[What this task involves]:
Print word for word the first line of the listing below and every line after it, through the line with "0.03, 0.05, 0.02, 0.15, 0.41, 0.12, 0.22, 0.28, 0.27, -0.66];". Leave out the pictures and the rest.

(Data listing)
══════════════════════════════
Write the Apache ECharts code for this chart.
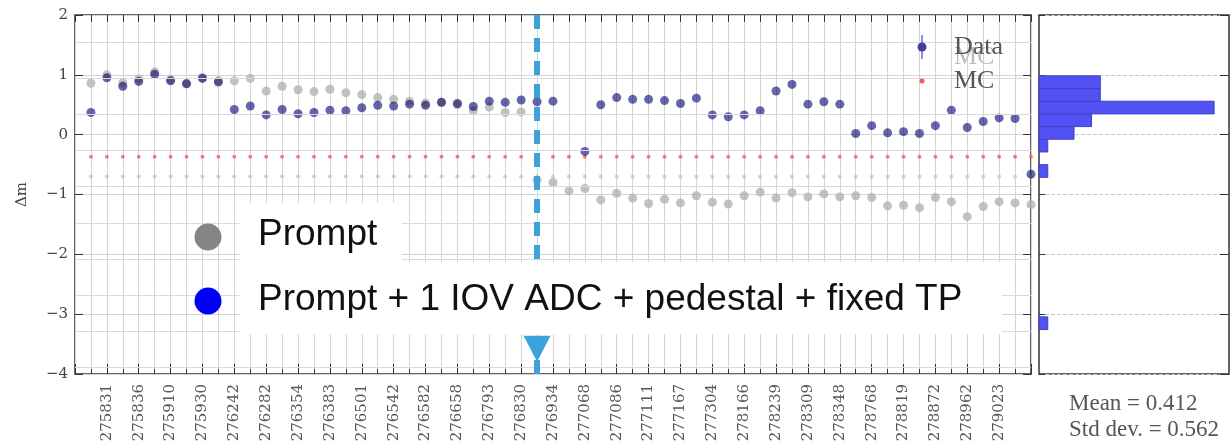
<!DOCTYPE html>
<html>
<head>
<meta charset="utf-8">
<script src="https://cdn.jsdelivr.net/npm/echarts@6/dist/echarts.min.js"></script>
<style>
  html, body { margin: 0; padding: 0; background: #fff; }
  #chart { width: 1230px; height: 447px; }
</style>
</head>
<body>
<div id="chart"></div>
<script>
// run numbers shown on the axis (every second run is labelled)
var runLabels = ['275831', '275836', '275910', '275930', '276242', '276282', '276354', '276383',
  '276501', '276542', '276582', '276658', '276793', '276830', '276934', '277068', '277086',
  '277111', '277167', '277304', '278166', '278239', '278309', '278348', '278768', '278819',
  '278872', '278962', '279023'];

// delta m per run, grey = Prompt
var promptValues = [0.86, 1.00, 0.87, 0.93, 1.05, 0.92, 0.86, 0.96, 0.90, 0.90,
  0.94, 0.73, 0.81, 0.75, 0.72, 0.76, 0.70, 0.67, 0.62, 0.59,
  0.56, 0.53, 0.54, 0.50, 0.40, 0.46, 0.37, 0.38, -0.76, -0.80,
  -0.94, -0.90, -1.09, -0.98, -1.06, -1.15, -1.08, -1.14, -1.02, -1.13,
  -1.16, -1.02, -0.96, -1.06, -0.97, -1.04, -0.99, -1.04, -1.02, -1.05,
  -1.19, -1.18, -1.22, -1.05, -1.12, -1.37, -1.20, -1.12, -1.14, -1.17];

// blue = Prompt + 1 IOV ADC + pedestal + fixed TP
var fixedValues = [0.37, 0.95, 0.81, 0.89, 1.01, 0.90, 0.85, 0.94, 0.88, 0.42,
  0.48, 0.33, 0.42, 0.35, 0.37, 0.41, 0.40, 0.45, 0.49, 0.48,
  0.51, 0.49, 0.54, 0.52, 0.47, 0.56, 0.54, 0.58, 0.55, 0.56,
  -3.15, -0.28, 0.50, 0.62, 0.59, 0.59, 0.57, 0.52, 0.61, 0.33,
  0.30, 0.33, 0.40, 0.73, 0.84, 0.51, 0.55, 0.51, 0.02, 0.15,
  0.03, 0.05, 0.02, 0.15, 0.41, 0.12, 0.22, 0.28, 0.27, -0.66];

// MC reference per run
var mcValues = [-0.37, -0.37, -0.37, -0.37, -0.37, -0.37, -0.37, -0.37, -0.37, -0.37,
  -0.37, -0.37, -0.37, -0.37, -0.37, -0.37, -0.37, -0.37, -0.37, -0.37,
  -0.37, -0.37, -0.37, -0.37, -0.37, -0.37, -0.37, -0.37, -0.37, -0.37,
  -0.37, -0.37, -0.37, -0.37, -0.37, -0.37, -0.37, -0.37, -0.37, -0.37,
  -0.37, -0.37, -0.37, -0.37, -0.37, -0.37, -0.37, -0.37, -0.37, -0.37,
  -0.37, -0.37, -0.37, -0.37, -0.37, -0.37, -0.37, -0.37, -0.37, -0.37];
var promptMcValues = [-0.70, -0.70, -0.70, -0.70, -0.70, -0.70, -0.70, -0.70, -0.70, -0.70,
  -0.70, -0.70, -0.70, -0.70, -0.70, -0.70, -0.70, -0.70, -0.70, -0.70,
  -0.70, -0.70, -0.70, -0.70, -0.70, -0.70, -0.70, -0.70, -0.70, -0.70,
  -0.70, -0.70, -0.70, -0.70, -0.70, -0.70, -0.70, -0.70, -0.70, -0.70,
  -0.70, -0.70, -0.70, -0.70, -0.70, -0.70, -0.70, -0.70, -0.70, -0.70,
  -0.70, -0.70, -0.70, -0.70, -0.70, -0.70, -0.70, -0.70, -0.70, -0.70];

// grid of the overlaid Prompt plot (shows through in the background)
var promptGridLevels = [1.55, 0.95, 0.345, -0.255, -0.865, -1.475, -2.08, -2.68, -3.28, -3.88];

// histogram of the blue points
var histLow = [-3.257, -0.713, -0.289, -0.077, 0.135, 0.347, 0.559, 0.771];
var histHigh = [-3.045, -0.501, -0.077, 0.135, 0.347, 0.559, 0.771, 0.983];
var histCount = [1, 1, 1, 4, 6, 20, 7, 7];

var fixRun = 28; // run index where the new calibration starts

// x position 0 is the empty slot left of the first run
function toPoints(values) {
  return values.map(function (v, i) { return [i + 1, v]; });
}
var histData = histLow.map(function (lo, i) { return [lo, histHigh[i], histCount[i]]; });

var serif = 'DejaVu Serif';
var chart = echarts.init(document.getElementById('chart'));

var option = {
  backgroundColor: '#fff',
  animation: false,
  grid: [
    { left: 75, top: 15, width: 956, height: 359, show: true, borderColor: '#333', borderWidth: 1.5 },
    { left: 1039, top: 15, width: 190, height: 359, show: true, borderColor: '#333', borderWidth: 1.5 }
  ],
  xAxis: [
    {
      type: 'value', gridIndex: 0, min: 0, max: 60, interval: 2,
      axisLine: { show: false, onZero: false },
      axisTick: { inside: true, length: 10, lineStyle: { color: '#333' } },
      minorTick: { show: true, splitNumber: 2, length: 5, lineStyle: { color: '#333' } },
      axisLabel: {
        rotate: 90, margin: 10, fontFamily: serif, fontSize: 15, color: '#555',
        formatter: function (v) { return runLabels[v / 2 - 1] || ''; }
      },
      splitLine: { show: true, lineStyle: { color: '#d4d4d4' } },
      minorSplitLine: { show: true, lineStyle: { color: '#d4d4d4' } }
    },
    {
      type: 'value', gridIndex: 0, position: 'top', min: 0, max: 60, interval: 1,
      axisLine: { show: false, onZero: false },
      axisTick: { inside: true, length: 7, lineStyle: { color: '#333' } },
      axisLabel: { show: false },
      splitLine: { show: false }
    },
    { type: 'value', gridIndex: 1, min: 0, max: 21.7, show: false, axisLine: { onZero: false } }
  ],
  yAxis: [
    {
      type: 'value', gridIndex: 0, min: -4, max: 2, interval: 1,
      name: 'Δm', nameLocation: 'middle', nameGap: 45, nameRotate: 90,
      nameTextStyle: { fontFamily: serif, fontSize: 15, color: '#444' },
      axisLine: { show: false, onZero: false },
      axisTick: { inside: true, length: 8, lineStyle: { color: '#333' } },
      axisLabel: {
        margin: 7, fontFamily: serif, fontSize: 15, color: '#444',
        formatter: function (v) { return v < 0 ? '\u2212' + Math.abs(v) : String(v); }
      },
      splitLine: { show: true, lineStyle: { color: '#d4d4d4' } }
    },
    {
      type: 'value', gridIndex: 0, position: 'right', min: -4, max: 2, interval: 1,
      axisLine: { show: false, onZero: false },
      axisTick: { inside: true, length: 8, lineStyle: { color: '#333' } },
      axisLabel: { show: false },
      splitLine: { show: false }
    },
    {
      type: 'value', gridIndex: 1, min: -4, max: 2, interval: 1,
      axisLine: { show: false, onZero: false },
      axisTick: { inside: true, length: 6, lineStyle: { color: '#333' } },
      axisLabel: { show: false },
      splitLine: { show: true, lineStyle: { color: '#c8c8c8', type: 'dashed' } }
    },
    {
      type: 'value', gridIndex: 1, position: 'right', min: -4, max: 2, interval: 1,
      axisLine: { show: false, onZero: false },
      axisTick: { inside: true, length: 9, lineStyle: { color: '#333' } },
      axisLabel: { show: false },
      splitLine: { show: false }
    }
  ],
  series: [
    {
      name: 'Prompt MC', type: 'scatter', xAxisIndex: 0, yAxisIndex: 0,
      symbolSize: 4, itemStyle: { color: '#c4c4c4' },
      data: toPoints(promptMcValues),
      markLine: {
        silent: true, symbol: ['none', 'none'], label: { show: false },
        lineStyle: { color: '#dadada', width: 1, type: 'solid' },
        data: promptGridLevels.map(function (v) { return { yAxis: v }; })
      }
    },
    {
      name: 'MC', type: 'scatter', xAxisIndex: 0, yAxisIndex: 0,
      symbolSize: 4, itemStyle: { color: '#f25c5c' },
      data: toPoints(mcValues),
      markLine: {
        silent: true, symbol: ['none', 'none'], label: { show: false },
        lineStyle: { color: '#3ca3da', width: 6, type: [14, 9] },
        data: [{ xAxis: fixRun + 1 }]
      },
      markPoint: {
        silent: true, symbol: 'triangle', symbolSize: [27, 26], symbolRotate: 180,
        label: { show: false }, itemStyle: { color: '#3ca3da' },
        data: [{ coord: [fixRun + 1, -3.58] }]
      }
    },
    {
      name: 'Prompt', type: 'scatter', xAxisIndex: 0, yAxisIndex: 0,
      symbolSize: 9, itemStyle: { color: '#b3b3b3' },
      data: toPoints(promptValues)
    },
    {
      name: 'Data', type: 'scatter', xAxisIndex: 0, yAxisIndex: 0,
      symbolSize: 9, itemStyle: { color: '#40409a' }, blendMode: 'multiply',
      data: toPoints(fixedValues)
    },
    {
      name: 'Histogram', type: 'custom', xAxisIndex: 2, yAxisIndex: 2,
      encode: { x: 2, y: [0, 1] },
      renderItem: function (params, api) {
        var top = api.coord([0, api.value(1)]);
        var bottom = api.coord([api.value(2), api.value(0)]);
        return {
          type: 'rect',
          shape: { x: top[0], y: top[1], width: bottom[0] - top[0], height: bottom[1] - top[1] },
          style: { fill: '#5252f4', stroke: '#4040c8', lineWidth: 1 }
        };
      },
      data: histData
    }
  ],
  graphic: {
    elements: [
      // Data / MC key
      { type: 'text', z: 49, style: { text: 'MC', x: 954, y: 57, verticalAlign: 'middle', font: '26px "Liberation Serif"', fill: '#bdbdbd' } },
      { type: 'line', z: 50, shape: { x1: 922, y1: 35, x2: 922, y2: 59 }, style: { stroke: '#6a6ad8', lineWidth: 1.5 } },
      { type: 'circle', z: 50, shape: { cx: 922, cy: 47, r: 4.5 }, style: { fill: '#40409a' } },
      { type: 'text', z: 50, style: { text: 'Data', x: 954, y: 47, verticalAlign: 'middle', font: '26px "Liberation Serif"', fill: '#555' } },
      { type: 'circle', z: 50, shape: { cx: 922, cy: 81, r: 2.5 }, style: { fill: '#f25c5c' } },
      { type: 'text', z: 50, style: { text: 'MC', x: 954, y: 81, verticalAlign: 'middle', font: '26px "Liberation Serif"', fill: '#555' } },
      // pasted slide key
      { type: 'rect', z: 100, shape: { x: 240, y: 203, width: 162, height: 61 }, style: { fill: '#fff' } },
      { type: 'rect', z: 100, shape: { x: 240, y: 262, width: 762, height: 72 }, style: { fill: '#fff' } },
      { type: 'circle', z: 101, shape: { cx: 208, cy: 237, r: 13.5 }, style: { fill: '#858585' } },
      { type: 'circle', z: 101, shape: { cx: 208, cy: 301, r: 13.5 }, style: { fill: '#0000f5' } },
      { type: 'text', z: 101, style: { text: 'Prompt', x: 258, y: 235, verticalAlign: 'middle', font: '37px "Liberation Sans"', fill: '#111' } },
      { type: 'text', z: 101, style: { text: 'Prompt + 1 IOV ADC + pedestal + fixed TP', x: 258, y: 300, verticalAlign: 'middle', font: '37px "Liberation Sans"', fill: '#111' } },
      // histogram summary
      { type: 'text', z: 50, style: { text: 'Mean = 0.412', x: 1069, y: 404, verticalAlign: 'middle', font: '23px "Liberation Serif"', fill: '#555' } },
      { type: 'text', z: 50, style: { text: 'Std dev. = 0.562', x: 1069, y: 430, verticalAlign: 'middle', font: '23px "Liberation Serif"', fill: '#555' } }
    ]
  }
};
option && chart.setOption(option);
</script>
</body>
</html>
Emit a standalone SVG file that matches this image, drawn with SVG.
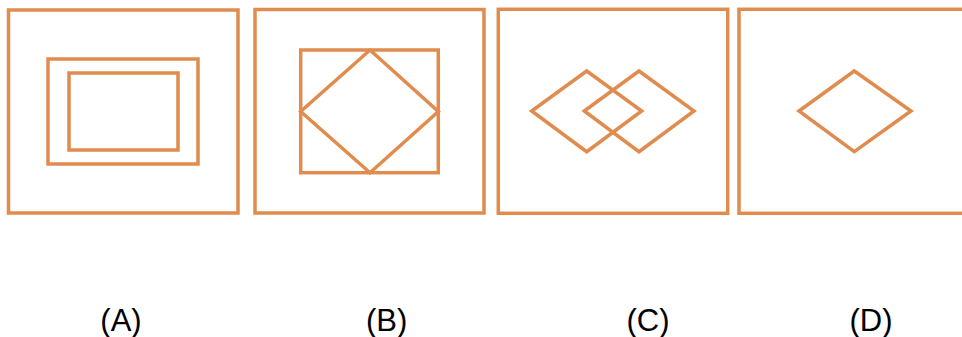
<svg xmlns="http://www.w3.org/2000/svg" width="962" height="337" viewBox="0 0 962 337">
<style>
.s{fill:none;stroke:#E08C4E;stroke-width:3.5;stroke-linejoin:miter}
.t{font-family:"Liberation Sans",Arial,sans-serif;font-size:31px;fill:#000;text-anchor:middle}
</style>
<rect width="962" height="337" fill="#fff"/>
<g id="A">
<rect class="s" x="8.5" y="10" width="229.5" height="203"/>
<rect class="s" x="48" y="59" width="150" height="105"/>
<rect class="s" x="69" y="73" width="109" height="77"/>
</g>
<g id="B">
<rect class="s" x="255" y="9.5" width="229" height="203.5"/>
<rect class="s" x="300.7" y="50" width="137.6" height="122.7"/>
<polygon class="s" points="370,50 438.3,111.5 370,172.7 300.7,111.5"/>
</g>
<g id="C">
<rect class="s" x="498.3" y="9.3" width="229.4" height="204"/>
<polygon class="s" points="531.7,111 586.7,71 641.7,111 586.7,151.7"/>
<polygon class="s" points="584.3,111 639,71 694,111 639,151.7"/>
</g>
<g id="D">
<rect class="s" x="739" y="9.3" width="226" height="204"/>
<polygon class="s" points="799,111 854.3,71 911,111 854.3,151.7"/>
</g>
<g id="labels">
<text class="t" x="121" y="331">(A)</text>
<text class="t" x="386.7" y="331">(B)</text>
<text class="t" x="648" y="331">(C)</text>
<text class="t" x="871" y="331">(D)</text>
</g>
</svg>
══════════════════════════════
[Exercise solution]:
Write the Apache ECharts code for this chart.
<!DOCTYPE html>
<html>
<head>
<meta charset="utf-8">
<script src="https://cdn.jsdelivr.net/npm/echarts@6/dist/echarts.min.js"></script>
<style>
  html, body { margin: 0; padding: 0; background: #fff; }
  #chart { width: 1230px; height: 447px; }
</style>
</head>
<body>
<div id="chart"></div>
<script>
// run numbers shown on the axis (every second run is labelled)
var runLabels = ['275831', '275836', '275910', '275930', '276242', '276282', '276354', '276383',
  '276501', '276542', '276582', '276658', '276793', '276830', '276934', '277068', '277086',
  '277111', '277167', '277304', '278166', '278239', '278309', '278348', '278768', '278819',
  '278872', '278962', '279023'];

// delta m per run, grey = Prompt
var promptValues = [0.86, 1.00, 0.87, 0.93, 1.05, 0.92, 0.86, 0.96, 0.90, 0.90,
  0.94, 0.73, 0.81, 0.75, 0.72, 0.76, 0.70, 0.67, 0.62, 0.59,
  0.56, 0.53, 0.54, 0.50, 0.40, 0.46, 0.37, 0.38, -0.76, -0.80,
  -0.94, -0.90, -1.09, -0.98, -1.06, -1.15, -1.08, -1.14, -1.02, -1.13,
  -1.16, -1.02, -0.96, -1.06, -0.97, -1.04, -0.99, -1.04, -1.02, -1.05,
  -1.19, -1.18, -1.22, -1.05, -1.12, -1.37, -1.20, -1.12, -1.14, -1.17];

// blue = Prompt + 1 IOV ADC + pedestal + fixed TP
var fixedValues = [0.37, 0.95, 0.81, 0.89, 1.01, 0.90, 0.85, 0.94, 0.88, 0.42,
  0.48, 0.33, 0.42, 0.35, 0.37, 0.41, 0.40, 0.45, 0.49, 0.48,
  0.51, 0.49, 0.54, 0.52, 0.47, 0.56, 0.54, 0.58, 0.55, 0.56,
  -3.15, -0.28, 0.50, 0.62, 0.59, 0.59, 0.57, 0.52, 0.61, 0.33,
  0.30, 0.33, 0.40, 0.73, 0.84, 0.51, 0.55, 0.51, 0.02, 0.15,
  0.03, 0.05, 0.02, 0.15, 0.41, 0.12, 0.22, 0.28, 0.27, -0.66];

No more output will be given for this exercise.